Empress of Mars

Empress of Mars

The nobility of the warrior, the code of conduct to which they adhere, has been the subject of dramatic entertainment for millennia. From the amphitheaters of Ancient Greece, to the television programs of today, we can still be awed by the discipline and honor exemplified by history’s greatest warrior civilizations. The reptilian species of Mars once held this level of esteem — one facet of a complex and unique nature — and the Doctor himself recognizes it. “They could slaughter entire civilizations…and weep at the crushing of a flower.”

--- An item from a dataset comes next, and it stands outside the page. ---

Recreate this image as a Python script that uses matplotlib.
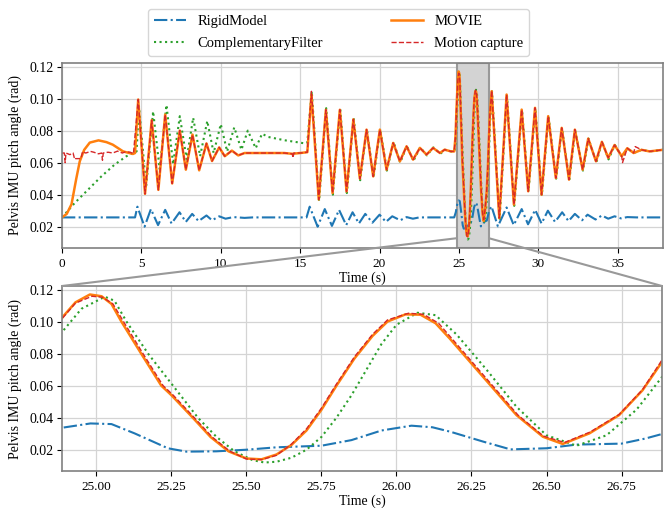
import numpy as np
import matplotlib
matplotlib.use('Agg')
import matplotlib.pyplot as plt
from matplotlib.patches import ConnectionPatch

plt.rcParams['font.family'] = ['Liberation Serif', 'DejaVu Serif']
plt.rcParams['font.size'] = 10

# --- data (time in s, angle in rad) ---
movie_t = [0, 0.3, 0.6, 0.9, 1.12, 1.4, 1.75, 2.3, 2.8, 3.2, 3.85, 4.47, 4.6,
           4.8, 5.23, 5.65, 6.07, 6.5, 6.94, 7.42, 7.8, 8.22, 8.64, 9.1, 9.45,
           9.9, 10.25, 10.7, 11.1, 11.5, 12.3, 13.0, 14.0, 14.5, 15.0, 15.45,
           15.71, 16.17, 16.62, 17.04, 17.5, 17.92, 18.35, 18.76, 19.18, 19.6,
           20.02, 20.44, 20.86, 21.28, 21.7, 22.11, 22.54, 22.96, 23.37, 23.8,
           24.1, 24.5, 24.7, 24.78, 24.84, 24.885, 24.93, 24.978, 25.017, 25.05,
           25.083, 25.149, 25.216, 25.25, 25.321, 25.38, 25.44, 25.5, 25.55,
           25.6, 25.65, 25.7, 25.75, 25.8, 25.86, 25.92, 25.97, 26.03, 26.08,
           26.13, 26.178, 26.289, 26.4, 26.488, 26.554, 26.643, 26.742, 26.82,
           26.885, 26.95, 27.06, 27.54, 28.0, 28.46, 28.95, 29.36, 29.79, 30.2,
           30.62, 31.1, 31.47, 31.93, 32.3, 32.79, 33.14, 33.63, 34.0, 34.4,
           34.8, 35.25, 35.6, 36.0, 36.5, 37.0, 37.85]
movie_v = [0.0258, 0.028, 0.034, 0.050, 0.0608, 0.068, 0.0725, 0.0739, 0.0728,
           0.0712, 0.067, 0.0654, 0.066,
           0.0994, 0.0405, 0.0865, 0.043, 0.090, 0.047, 0.080, 0.0556, 0.0775,
           0.0552, 0.072, 0.061, 0.0695, 0.064, 0.0675, 0.0645, 0.066, 0.066,
           0.066, 0.066, 0.0655, 0.066, 0.0665,
           0.1025, 0.037, 0.093, 0.041, 0.093, 0.042, 0.087, 0.050, 0.0806,
           0.0514, 0.0806, 0.0556, 0.0723, 0.0608, 0.0702, 0.0619, 0.0692,
           0.065, 0.0692, 0.066, 0.0681, 0.067, 0.067, 0.076, 0.092, 0.1024,
           0.112, 0.1169, 0.1158, 0.111, 0.100, 0.080, 0.060, 0.054, 0.040,
           0.028, 0.019, 0.0145, 0.014, 0.017, 0.023, 0.032, 0.045, 0.060,
           0.077, 0.091, 0.100, 0.1045, 0.1043, 0.099, 0.0893, 0.0654, 0.0416,
           0.0281, 0.0236, 0.0302, 0.0416, 0.0571, 0.0748, 0.090,
           0.1046, 0.0254, 0.1025, 0.0338, 0.0931, 0.0421, 0.0942, 0.040,
           0.089, 0.0504, 0.0817, 0.0494, 0.0806, 0.0556, 0.075, 0.0608,
           0.073, 0.063, 0.071, 0.064, 0.069, 0.066, 0.068, 0.067, 0.068]

mocap_t = [0, 0.15, 0.2, 0.25, 0.5, 0.7, 0.8, 0.85, 1.2, 1.3, 1.35, 1.5, 1.8,
           2.0, 2.3, 2.5, 2.55, 2.6, 2.9, 3.2, 3.5, 3.8, 4.0, 4.3, 4.5,
           4.8, 5.23, 5.65, 6.07, 6.5, 6.94, 7.42, 7.8, 8.22, 8.64, 9.1, 9.45,
           9.9, 10.25, 10.7, 11.1, 11.5, 12.3, 13.0, 14.0, 14.5, 14.55,
           14.6, 15.0, 15.45,
           15.71, 16.17, 16.62, 17.04, 17.5, 17.92, 18.35, 18.76, 19.18, 19.6,
           20.02, 20.44, 20.86, 21.28, 21.7, 22.11, 22.54, 22.96, 23.37, 23.8,
           24.1, 24.5, 24.7, 24.78, 24.84, 24.885, 24.93, 24.985, 25.02, 25.055,
           25.09, 25.155, 25.222, 25.256, 25.326, 25.385, 25.445, 25.5, 25.55,
           25.6, 25.65, 25.7, 25.75, 25.8, 25.86, 25.92, 25.97, 26.04, 26.09,
           26.14, 26.185, 26.295, 26.405, 26.49, 26.56, 26.645, 26.742, 26.82,
           26.885, 26.95, 27.06, 27.54, 28.0, 28.46, 28.95, 29.36, 29.79, 30.2,
           30.62, 31.1, 31.47, 31.93, 32.3, 32.79, 33.14, 33.63, 34.0, 34.4,
           34.8, 35.25, 35.3, 35.6, 36.0, 36.1, 36.5, 37.0, 37.85]
mocap_v = [0.066, 0.066, 0.060, 0.066, 0.065, 0.066, 0.062, 0.0625, 0.0625,
           0.067, 0.0665, 0.066, 0.067, 0.0665, 0.0655, 0.066, 0.0615, 0.066,
           0.0665, 0.066, 0.0672, 0.066, 0.0668, 0.0665, 0.0655,
           0.0994, 0.0405, 0.0865, 0.043, 0.090, 0.047, 0.080, 0.0556, 0.0775,
           0.0552, 0.072, 0.061, 0.0695, 0.064, 0.0675, 0.0645, 0.066, 0.066,
           0.066, 0.066, 0.0655, 0.063, 0.066, 0.066, 0.0665,
           0.1045, 0.037, 0.093, 0.041, 0.093, 0.042, 0.087, 0.050, 0.0806,
           0.0514, 0.0806, 0.0556, 0.0723, 0.0608, 0.0702, 0.0619, 0.0692,
           0.065, 0.0692, 0.066, 0.0681, 0.067, 0.067, 0.076, 0.092, 0.1018,
           0.1115, 0.1158, 0.1152, 0.111, 0.100, 0.080, 0.060, 0.054, 0.040,
           0.028, 0.019, 0.0142, 0.0138, 0.0165, 0.0235, 0.033, 0.046, 0.061,
           0.078, 0.092, 0.101, 0.1052, 0.1045, 0.099, 0.0893, 0.0654, 0.0416,
           0.0285, 0.0245, 0.031, 0.042, 0.0575, 0.076, 0.091,
           0.1050, 0.0254, 0.1025, 0.0338, 0.0931, 0.0421, 0.0942, 0.040,
           0.089, 0.0504, 0.0817, 0.0494, 0.0806, 0.0556, 0.075, 0.0608,
           0.073, 0.063, 0.071, 0.064, 0.060, 0.069, 0.066, 0.070, 0.068,
           0.067, 0.068]

comp_t = [0, 0.8, 1.64, 2.48, 3.32, 4.06, 4.48, 4.7,
          4.85, 5.3, 5.74, 6.15, 6.58, 7.0, 7.42, 7.85, 8.26, 8.7, 9.15, 9.55,
          10.0, 10.4, 10.85, 11.3, 11.7, 12.2, 12.6, 13.0, 14.0, 15.3, 15.45,
          15.73, 16.19, 16.64, 17.06, 17.52, 17.94, 18.37, 18.78, 19.2, 19.62,
          20.04, 20.46, 20.88, 21.3, 21.72, 22.13, 22.56, 22.98, 23.39, 23.82,
          24.12, 24.5, 24.72, 24.8, 24.885, 24.95, 25.028, 25.06, 25.1, 25.172,
          25.255, 25.338, 25.4, 25.46, 25.52, 25.56, 25.6, 25.65, 25.7, 25.75,
          25.8, 25.85, 25.9, 25.95, 26.0, 26.07, 26.13, 26.2, 26.3, 26.4, 26.5,
          26.6, 26.7, 26.8, 26.885, 26.96, 27.08, 27.56, 28.02, 28.48,
          28.97, 29.38, 29.81, 30.22, 30.64, 31.12, 31.49, 31.95, 32.32, 32.81,
          33.16, 33.65, 34.02, 34.42, 34.82, 35.27, 35.62, 36.0, 36.5, 37.0,
          37.85]
comp_v = [0.0258, 0.0348, 0.0431, 0.0514, 0.0588, 0.064, 0.066, 0.067,
          0.095, 0.045, 0.092, 0.056, 0.096, 0.059, 0.089, 0.062, 0.088, 0.064,
          0.086, 0.066, 0.084, 0.067, 0.082, 0.068, 0.080, 0.069, 0.078, 0.076,
          0.074, 0.072, 0.0725,
          0.1046, 0.036, 0.094, 0.040, 0.094, 0.041, 0.088, 0.049, 0.081,
          0.0505, 0.081, 0.055, 0.073, 0.060, 0.0705, 0.061, 0.0695, 0.0645,
          0.0695, 0.0655, 0.068, 0.067, 0.067, 0.074, 0.0934, 0.108, 0.1155,
          0.113, 0.100, 0.080, 0.060, 0.040, 0.028, 0.019, 0.0135, 0.012,
          0.0125, 0.015, 0.020, 0.028, 0.040, 0.054, 0.070, 0.086, 0.098,
          0.1055, 0.104, 0.092, 0.070, 0.0468, 0.029, 0.0225, 0.029, 0.045,
          0.0654, 0.085, 0.1045, 0.025, 0.1025, 0.033, 0.093, 0.042, 0.094,
          0.0395, 0.089, 0.050, 0.0815, 0.049, 0.080, 0.055, 0.075, 0.060,
          0.073, 0.062, 0.071, 0.0635, 0.069, 0.066, 0.068, 0.067, 0.068]

rigid_t = [0, 4.6, 4.75, 5.2, 5.6, 6.05, 6.5, 6.9, 7.4, 7.8, 8.2, 8.6, 9.1,
           9.45, 9.9, 10.3, 10.8, 11.5, 12.0, 15.4, 15.6, 16.1, 16.55, 17.0,
           17.45, 17.9, 18.3, 18.7, 19.1, 19.55, 20.0, 20.4, 20.8, 21.3, 21.7,
           22.1, 22.5, 24.7, 24.8, 24.885, 24.98, 25.05, 25.127, 25.238, 25.3,
           25.4, 25.5, 25.6, 25.75, 25.85, 25.95, 26.05, 26.12, 26.18, 26.29,
           26.38, 26.5, 26.6, 26.75, 26.83, 26.885, 27.05, 27.45, 28.0, 28.45,
           28.95, 29.35, 29.8, 30.2, 30.6, 31.05, 31.5, 31.9, 32.3, 32.75,
           33.1, 33.6, 34.0, 34.4, 34.8, 35.2, 35.6, 36.2, 37.85]
rigid_v = [0.0258, 0.0258, 0.0325, 0.020, 0.031, 0.021, 0.0305, 0.022, 0.029,
           0.023, 0.028, 0.0235, 0.027, 0.024, 0.0265, 0.025, 0.026, 0.0255,
           0.0258, 0.0258, 0.0325, 0.020, 0.031, 0.0205, 0.0305, 0.021, 0.029,
           0.022, 0.028, 0.0225, 0.0275, 0.023, 0.0265, 0.024, 0.026, 0.025,
           0.0258, 0.0258, 0.029, 0.0337, 0.0364, 0.036, 0.0302, 0.0209, 0.0188,
           0.019, 0.020, 0.0215, 0.0225, 0.026, 0.032, 0.035, 0.034, 0.0312,
           0.025, 0.0202, 0.0209, 0.0232, 0.0238, 0.027, 0.0298, 0.0327,
           0.0202, 0.032, 0.021, 0.031, 0.0215, 0.0305, 0.022, 0.030, 0.023,
           0.029, 0.0235, 0.028, 0.024, 0.0275, 0.0245, 0.027, 0.025, 0.0265,
           0.0252, 0.026, 0.0258, 0.0258]

zoom_lo, zoom_hi = 24.885, 26.885
span_lo, span_hi = 24.85, 26.89
y_lim = (0.0067, 0.1222)

fig = plt.figure(figsize=(6.65, 5.08), dpi=100)
ax1 = fig.add_axes([0.0932, 0.5118, 0.9038, 0.3642])
ax2 = fig.add_axes([0.0932, 0.0728, 0.9023, 0.3642])

for ax in (ax1, ax2):
    ax.plot(rigid_t, rigid_v, color='C0', ls='-.', lw=1.5, label='RigidModel')
    ax.plot(comp_t, comp_v, color='C2', ls=':', lw=1.5, label='ComplementaryFilter')
    ax.plot(movie_t, movie_v, color='C1', ls='-', lw=1.8, label='MOVIE',
            solid_joinstyle='round')
    ax.plot(mocap_t, mocap_v, color='C3', ls='--', lw=1.0, label='Motion capture')
    ax.grid(True, color='#d4d4d4', lw=0.9)
    ax.set_axisbelow(True)
    ax.set_ylim(*y_lim)
    ax.set_yticks([0.02, 0.04, 0.06, 0.08, 0.10, 0.12])
    ax.tick_params(axis='x', labelsize=9.5)
    ax.tick_params(axis='y', labelsize=10, pad=2.5)
    ax.set_xlabel('Time (s)', labelpad=1)
    ax.set_ylabel('Pelvis IMU pitch angle (rad)', labelpad=5)
    for s in ax.spines.values():
        s.set_color('#808080')
        s.set_linewidth(1.2)

ax1.set_xlim(0, 37.85)
ax1.set_xticks([0, 5, 10, 15, 20, 25, 30, 35])
ax2.set_xlim(zoom_lo, zoom_hi)
ax2.set_xticks([25.0, 25.25, 25.5, 25.75, 26.0, 26.25, 26.5, 26.75])
ax2.set_xticklabels(['25.00', '25.25', '25.50', '25.75', '26.00', '26.25', '26.50', '26.75'])

ax1.axvspan(span_lo, span_hi, facecolor='#d3d3d3', edgecolor='#999999', lw=1.5, zorder=1.5)

for xa, xb in ((span_lo, 0), (span_hi, 1)):
    con = ConnectionPatch(xyA=(xa, 0.0128), coordsA=ax1.transData,
                          xyB=(xb, 1), coordsB=ax2.transAxes,
                          color='#999999', lw=1.5)
    fig.add_artist(con)

fig.legend(*ax1.get_legend_handles_labels(), loc='upper center',
           bbox_to_anchor=(0.509, 0.9967), ncol=2, columnspacing=4.65,
           handlelength=2.2, labelspacing=0.6, fontsize=10.5,
           edgecolor='#cccccc', fancybox=True)

fig.savefig('out.png', dpi=100)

In the latest Doctor Who episode, the Ice Warriors are once again formidable, noble, and fierce. Long Live the Queen.

This week, we look to Mark Gatiss one more time, perhaps the last time, to tell a Whovian tale in “The Empress of Mars”. In a set of circumstances wonderfully unique to this program, our Doctor takes Bill and Nardole to the red planet in 1881, only to find the British Royal Army already there, making short work of crossing a very powerful — and irascible — queen. We discuss the deflation of patriarchy, the true villains of the tale (hint: they aren’t reptilian), the restored glory of the Ice Warrior species, and the return of a Pertwee-era character that closes a wholly entertaining continuity loop.

Bonus Segment:

As more entries roll in for our “Let’s Discuss Gatiss” contest on Facebook (open until 23 June), we pull on one of the threads within to reflect on Gatiss’ many episode contributions to Doctor Who, from ‘The Unquiet Dead’ all the way up to ‘Empress of Mars’. Reactions to his legacy seem to fall into two camps: he’s either a skilled storyteller who incorporates “moments” from time to time that throw viewers; or he’s a mediocre writer who occasionally has moments of brilliance. Got an opinion? Join the discussion — and be entered to win some DW swag, in the process! [Note: we recorded this episode before the recent interview Gatiss held where he discussed his controversial “protest” to casting in ‘Empress of Mars’. More on that next week…it would have had a profound impact on our opinions, for sure.]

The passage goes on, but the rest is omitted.